Blue Cross of Western New York, Inc. v. Corcoran

163 A.D.2d 877 | N.Y. App. Div. | 1990

Determination unanimously annulled on the law with costs and petition granted. Memorandum: This proceeding arises out of a charge by respondent, the Superintendent of Insurance, that petitioner Blue Cross violated Insurance Department regulation 34 (11 NYCRR 215.5 [a], [b]) by *878engaging in misleading or deceptive advertising of its health insurance policies. Respondent charged that petitioner aired radio and television advertisements that were misleading because they stated: "Remember, if you don’t have Blue Cross, you’re not covered”. In response to that charge, petitioner admitted running the advertisements but denied that they were misleading or deceiving.

At a hearing before a Hearing Officer for the State Insurance Department, respondent presented an Insurance Department attorney who testified that, in his opinion, the advertisement was false and hence misleading. Petitioner argued that the statement was so obviously false that it was not misleading. In support of that position, petitioner produced extensive expert proof tending to establish that persons of ordinary education and intelligence would find the statement so patently false that they would not be misled by it. Testifying to that conclusion were an expert on legal questions involving advertising, a member of a panel of multidisciplinary educated professionals whose jobs bring them into contact with numerous persons of average education and intelligence, and a prominent pollster who had conducted a survey and found that the statement was interpreted literally by only a statistically insignificant percentage of individuals who heard it.

The Hearing Officer concluded that the advertisement was "false and misleading in fact and in implication”. He observed that well-educated, articulate and thoughtful individuals would readily perceive the falsity of the statement and would not be misled by it, but that the "segment of the public to which the advertisement is directed will normally include not only those who have the sophistication to recognize the falsity of the Statement but also those persons of average intelligence who, nevertheless, are socially disadvantaged, unsophisticated, uneducated or downright gullible and who would take the Statement literally”. The Superintendent adopted the findings and conclusions of the Hearing Officer except with respect to the penalty to be imposed. Whereas the Hearing Officer had recommended a "serious admonishment” with no civil penalty, the Superintendent imposed a civil penalty of $12,275.
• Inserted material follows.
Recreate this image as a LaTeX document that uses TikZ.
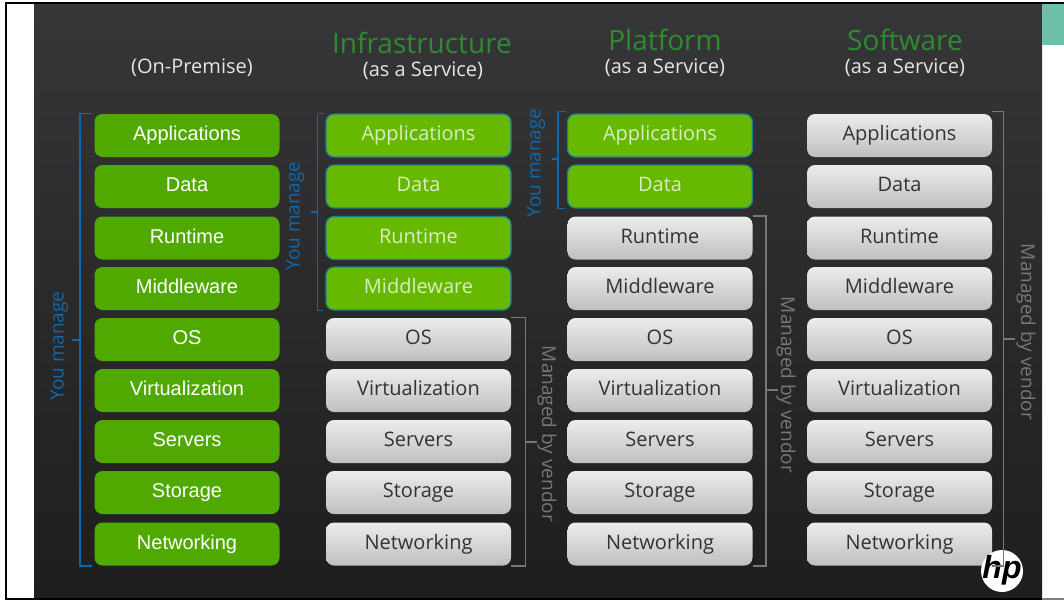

We conclude that the determination must be annulled because it is based on an incorrect standard. 11 NYCRR 215.5 (a) provides that, "[wjhether an advertisement has a capacity or tendency to mislead or deceive shall be determined by the superintendent from the overall impression that the advertisement may be reasonably expected to create upon a person of average education and intelligence”. The Hearing Officer’s *879conclusion that the advertisement might prove misleading to the “socially disadvantaged, unsophisticated, uneducated or downright gullible”, is an erroneous departure from the applicable standard. Additionally, the determination is not supported by substantial evidence. The credible evidence adduced at the hearing, as well as common sense, compels the conclusion that the statement is so obviously false that it is neither intended nor likely to be taken literally by its audience. We therefore conclude that the advertisement would not mislead or deceive a person of average education and intelligence (11 NYCRR 215.5 [a]). (Article 78 proceeding transferred by order of Supreme Court, Erie County, Kane, J.) Present—Callahan, J. P., Denman, Green, Pine and Balio, JJ.